Rafi grew up in Kotla Sultansingh, a modest village in Punjab, and had sung for as long as he could remember. Although his father, a local landlord, opposed the pursuit, his brother, a barber, provided steadfast encouragement. He entered the industry with his first recordings for the Shyam Sunder-directed Gul Baloch in 1941 and for Gaon Ki Gauri in Bombay the following year, quickly ascending to the highest ranks of Indian music. Among the composers he worked with were Naushad, Sachin Dev Burman, Usha Khanna, and O.P. Nayyar.
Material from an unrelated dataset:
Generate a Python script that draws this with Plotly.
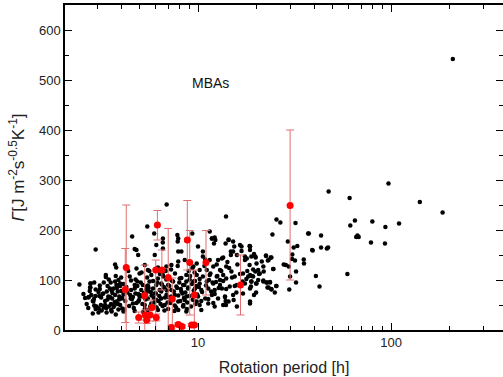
import plotly.graph_objects as go

# ---- black points (MBAs): rotation period [h], thermal inertia ----
bx = [47.5, 97, 61, 110, 80, 65, 61.5, 93.5, 66, 67, 68, 78.7, 93, 59.4, 43.4, 47.2, 46.5, 43.4, 39.3, 37.5,
      40.8, 42.6, 35.3, 35.4, 32, 25.5, 26.7, 24.3, 29.2, 32.7, 31.3, 30.8, 30.7, 31.8, 27.8, 28.5, 29.5, 32.2,
      30, 32.2, 29.7, 24.6, 23, 24, 22.5, 25.5, 23.6, 22.8, 23.2, 24, 25, 209, 185, 141,
      18.6, 19.9, 22.5, 23.2, 23.8, 19.3, 18.6, 20.7, 21.9, 24.5, 18.9, 20, 21.8, 22.6, 23.6, 22.9, 24, 25.4,
      20, 19.5, 18.6, 37.2, 39,
      13.97, 11.8, 12.2, 12.1, 14.4, 13.9, 10.6, 10.6, 15.2, 15.9, 18.5, 18.6, 19.8, 17.5, 13.3, 12.7, 11.5,
      9.85, 9.46, 10.2, 11.1, 12, 13, 14, 14.9, 13.5, 12.5, 11.5, 10.6, 9.85, 9.46, 10.2, 11.1, 12, 13, 14,
      15.5, 17.1, 18.2, 19.8, 20.5, 20.9, 18.9, 17.5, 15.9, 14.6, 13.3, 12.2, 11.3, 10.4, 9.65, 10, 10.9, 11.8,
      12.7, 13.8, 15.2, 17.1, 18.6, 20.1, 21.8, 21.4, 21.8, 20.1, 11.3, 13.5, 14.4, 12.2, 10.2, 10.4, 15.9,
      9.46, 10, 16.5, 15.2, 11.5,
      6.88, 5.46, 4.8, 4.56, 6.57, 5.93, 7.82, 7.85, 7.9, 9.34, 11.8, 12.3, 14.4, 15.4, 16.8, 18.6, 14.8, 13.5,
      17.9, 18.9, 20.5, 18.8, 19.3, 18.6, 13.9, 13.97, 2.7, 2.87, 3.08, 3.23, 2.76, 2.78, 2.94,
      4.43, 4.7, 4.5, 4.74, 4.48, 4.6, 4.9, 4.98, 5.08, 4.85, 4.98, 4.7, 4.9, 5.18, 5.4, 5.5, 5.61, 5.73, 5.85,
      5.97, 6.08, 6.2, 6.33, 6.45, 6.45, 6.58, 6.72, 6.86, 7.0, 7.14, 7.28, 7.43, 7.58, 7.72, 7.9, 8.04, 8.2,
      8.37, 8.54, 8.7, 8.87, 5.3, 5.5, 5.73, 5.97, 6.2, 6.72, 7.0, 7.58, 7.9, 8.37, 8.7, 5.97, 6.08, 6.58, 7.9,
      8.54, 7.9, 6.58, 8.2, 4.8, 5.3, 7.28, 5.5, 6.86, 5.18, 6.08, 7.28, 8.7, 5.5,
      2.95, 2.43, 2.77, 2.77, 2.72, 2.94, 2.89, 3.1, 3.1, 3.33, 3.33, 3.53, 3.5, 3.72, 3.77, 3.72, 3.78, 3.87,
      3.95, 4.0, 3.66, 3.57, 3.37, 3.43, 3.4, 3.59, 3.72, 3.84, 3.91, 4.02, 4.11, 3.78, 3.95, 4.05, 4.11, 3.87,
      3.69, 3.54, 3.45, 3.3, 3.25, 3.14, 3.06, 2.98, 2.9, 2.95, 3.05, 3.17, 3.36, 3.57, 3.75, 2.85,
      3.2, 3.3, 3.4, 3.5, 3.6, 3.7, 3.8, 3.9, 4.0, 3.25, 3.45, 3.65, 3.85, 3.95, 3.55, 3.75, 3.15, 3.35, 3.05, 2.95,
      4.1, 4.2, 4.3, 4.4, 4.5, 4.6, 4.7, 4.8, 4.9, 4.15, 4.35, 4.55, 4.65, 4.75, 4.85, 4.95, 4.25, 4.45, 4.05, 4.7,
      5.05, 5.15, 5.25, 5.35, 5.45, 5.55, 5.65, 5.75, 5.85, 5.95, 5.1, 5.3, 5.5, 5.7, 5.9, 5.2, 5.6, 5.8, 5.4, 5.0,
      6.05, 6.15, 6.25, 6.35, 6.45, 6.55, 6.65, 6.75, 6.85, 6.95, 6.1, 6.3, 6.5, 6.7, 6.9, 6.2, 6.6, 6.4, 6.8, 7.0,
      7.1, 7.2, 7.3, 7.4, 7.5, 7.6, 7.7, 7.8, 7.9, 8.0, 8.1, 8.2, 8.3, 8.4, 8.5, 7.25, 7.55, 7.85, 8.15, 8.45,
      8.6, 8.7, 8.8, 8.9, 9.0, 9.1, 9.2, 9.3, 9.4, 9.5, 9.6, 9.7, 9.8, 9.9, 9.35, 8.75, 9.05, 9.65, 9.85, 8.95,
      10.2, 10.5, 10.8, 11.0, 11.3, 11.6, 11.9, 12.2, 12.5, 12.8, 10.4, 10.9, 11.4, 12.0, 12.6, 13.0, 10.1, 11.7,
      12.4, 13.2,
      13.5, 14, 14.5, 15, 15.5, 16, 16.5, 17, 17.5, 18, 13.8, 14.8, 15.8, 16.8, 17.8, 18.5, 19, 19.5, 14.2, 15.3,
      2.55, 2.65, 2.75, 2.85, 2.6, 2.9, 2.7, 2.8]
by = [277, 293, 264, 213, 217, 219, 209, 206, 186, 189, 186, 175, 173, 112, 189, 165, 163, 165, 159, 193,
      108, 87, 141, 133, 214, 221, 215, 191, 177, 168, 165, 151, 142, 139, 131, 130, 127, 117,
      107, 95, 81, 122, 139, 145, 148, 88, 95, 95, 85, 82, 75, 542, 235, 256,
      167, 145, 149, 140, 145, 121, 110, 112, 117, 122, 97, 93, 99, 95, 96, 85, 81, 88,
      75, 70, 53, 193, 160,
      227, 183, 185, 173, 181, 173, 157, 147, 157, 150, 168, 160, 147, 147, 143, 140, 140,
      133, 127, 120, 120, 127, 120, 127, 117, 110, 107, 110, 107, 110, 97, 93, 97, 93, 100, 103,
      107, 113, 107, 117, 100, 113, 97, 93, 90, 87, 83, 80, 83, 80, 83, 67, 63, 70,
      63, 67, 70, 73, 83, 93, 97, 137, 127, 133, 53, 50, 57, 47, 50, 40, 47,
      60, 167, 170, 177, 197,
      251, 207, 160, 187, 175, 193, 190, 177, 157, 193, 183, 180, 180, 167, 167, 167, 157, 145,
      143, 147, 120, 87, 107, 57, 58, 50, 65, 57, 68, 73, 85, 93, 47,
      107, 90, 80, 73, 63, 53, 57, 67, 80, 97, 113, 162, 150, 90, 87, 77, 97, 110, 83,
      73, 90, 103, 80, 63, 93, 110, 83, 70, 90, 57, 80, 97, 70, 87, 57, 103, 77,
      90, 60, 110, 83, 50, 40, 53, 47, 40, 50, 42, 49, 40, 47, 37, 150, 170, 183, 137,
      140, 183, 163, 157, 123, 130, 130, 120, 127, 67, 60, 67, 67, 63,
      161, 91, 93, 85, 66, 68, 62, 89, 82, 110, 106, 95, 83, 131, 125, 97, 90, 100,
      93, 105, 83, 79, 77, 67, 61, 63, 70, 77, 67, 63, 71, 57, 50, 43, 37, 41,
      49, 52, 47, 50, 45, 50, 43, 47, 49, 42, 35, 39, 35, 37, 31, 33,
      72, 58, 88, 66, 74, 56, 84, 61, 78, 95, 101, 46, 52, 88, 40, 108, 65, 44, 76, 81,
      92, 58, 75, 48, 99, 66, 83, 54, 72, 41, 118, 62, 44, 101, 88, 60, 86, 70, 64, 38,
      95, 52, 74, 61, 105, 84, 47, 69, 98, 56, 115, 42, 89, 76, 64, 36, 118, 45, 81, 70,
      73, 95, 58, 112, 77, 48, 86, 65, 101, 55, 45, 68, 91, 39, 79, 125, 107, 52, 118, 66,
      88, 54, 99, 62, 77, 113, 45, 84, 69, 95, 58, 104, 73, 50, 90, 121, 38, 128, 82, 64,
      75, 97, 55, 85, 68, 108, 47, 92, 61, 79, 115, 52, 88, 71, 124, 42, 101, 98, 57, 118,
      102, 76, 128, 89, 62, 113, 95, 72, 131, 84, 58, 141, 100, 54, 108, 90, 86, 77,
      96, 118,
      98, 82, 124, 105, 88, 131, 112, 97, 140, 118, 66, 150, 75, 158, 102, 130, 108, 152, 136, 60,
      72, 52, 78, 58, 64, 95, 44, 70]

# ---- red points with error bars ----
rx = [4.25, 4.2, 4.93, 5.3, 5.33, 5.42, 5.64, 5.77, 6.04, 6.08, 6.16, 6.5, 7.01, 7.36, 7.28, 7.9, 8.26,
      8.8, 9.06, 9.27, 9.57, 9.57, 11.0, 16.6, 30.0]
ry = [125, 81, 25, 69, 30, 20, 30, 45, 120, 25, 210, 120, 105, 62, 5, 11, 7,
      180, 135, 10, 10, 70, 135, 90, 249]
r_hi = [250, 163, 36, 130, 40, 27, 42, 60, 140, 32, 239, 160, 203, 104, 8, 14, 10,
        259, 199, 13, 13, 120, 199, 150, 400]
r_lo = [-20, 15, 14, -20, 20, 13, 18, 30, -20, 18, 180, 80, -20, 10, 2, 8, 4,
        120, 30, 7, 7, -20, 70, 30, 100]

err_up = [h - v for h, v in zip(r_hi, ry)]
err_dn = [v - l for v, l in zip(ry, r_lo)]

fig = go.Figure()
fig.add_trace(go.Scatter(x=bx, y=by, mode="markers",
                         marker=dict(color="black", size=4.5), showlegend=False))
fig.add_trace(go.Scatter(x=rx, y=ry, mode="markers",
                         marker=dict(color="#ff0000", size=7),
                         error_y=dict(type="data", symmetric=False, array=err_up, arrayminus=err_dn,
                                      color="#e07070", thickness=1, width=4),
                         showlegend=False))

axis_font = dict(family="Liberation Sans, Arial, sans-serif", size=13, color="#222")
fig.update_layout(
    width=503, height=377,
    margin=dict(l=65, r=0, t=5, b=47, autoexpand=False),
    paper_bgcolor="white", plot_bgcolor="white",
    font=dict(family="Liberation Sans, Arial, sans-serif", color="#222"),
    xaxis=dict(type="log", range=[0.311, 2.58], tickmode="array", tickvals=[10, 100],
               ticktext=["10", "100"], ticks="inside", ticklen=7, tickwidth=1, tickcolor="black",
               showline=True, linecolor="black", linewidth=1.5, mirror="ticks", showgrid=False,
               zeroline=False, tickfont=axis_font,
               minor=dict(tickvals=[2, 3, 4, 5, 6, 7, 8, 9, 20, 30, 40, 50, 60, 70, 80, 90, 200, 300],
                          ticks="inside", ticklen=4, tickcolor="black", showgrid=False),
               title=dict(text="Rotation period [h]", font=dict(size=16, color="#222"), standoff=12)),
    yaxis=dict(range=[0, 650], tickmode="linear", tick0=0, dtick=100, ticks="inside", ticklen=7,
               tickcolor="black", showline=True, linecolor="black", linewidth=1.5, mirror="ticks",
               showgrid=False, zeroline=False, tickfont=axis_font,
               minor=dict(dtick=50, ticks="inside", ticklen=4, tickcolor="black", showgrid=False),
               title=dict(text="<i>Γ</i>[J m<sup>-2</sup>s<sup>-0.5</sup>K<sup>-1</sup>]",
                          font=dict(size=17, color="#222"), standoff=10)),
    annotations=[dict(text="MBAs", xref="paper", yref="paper", x=0.285, y=0.79,
                      showarrow=False, font=dict(size=14, color="#111"))],
)

fig.write_html("out.html", config={"displayModeBar": False},
               post_script="document.body.style.margin='0';")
In the late 1950s he concluded that singing constituted a sin and relocated to London, remaining absent from music until his sons urged him back into the recording studio.

His greatest influence occurred throughout the 1960s, when he supplied the singing voice for Shammi Kapoor, Dilip Kumar, Rajendra Kumar, Dev Anand, Shashi Kapoor, Raj Kumar, and Kishore Kumar. A dispute with Lata Mangeshkar, India's leading playback singer, in the late 1960s produced a six-year interval without any joint performances, yet the two artists later resolved their conflict and resumed recording together.

Rafi maintained a full schedule until the end of his life. After completing a session for the film Aas Paas on July 31, 1980, he died of a heart attack.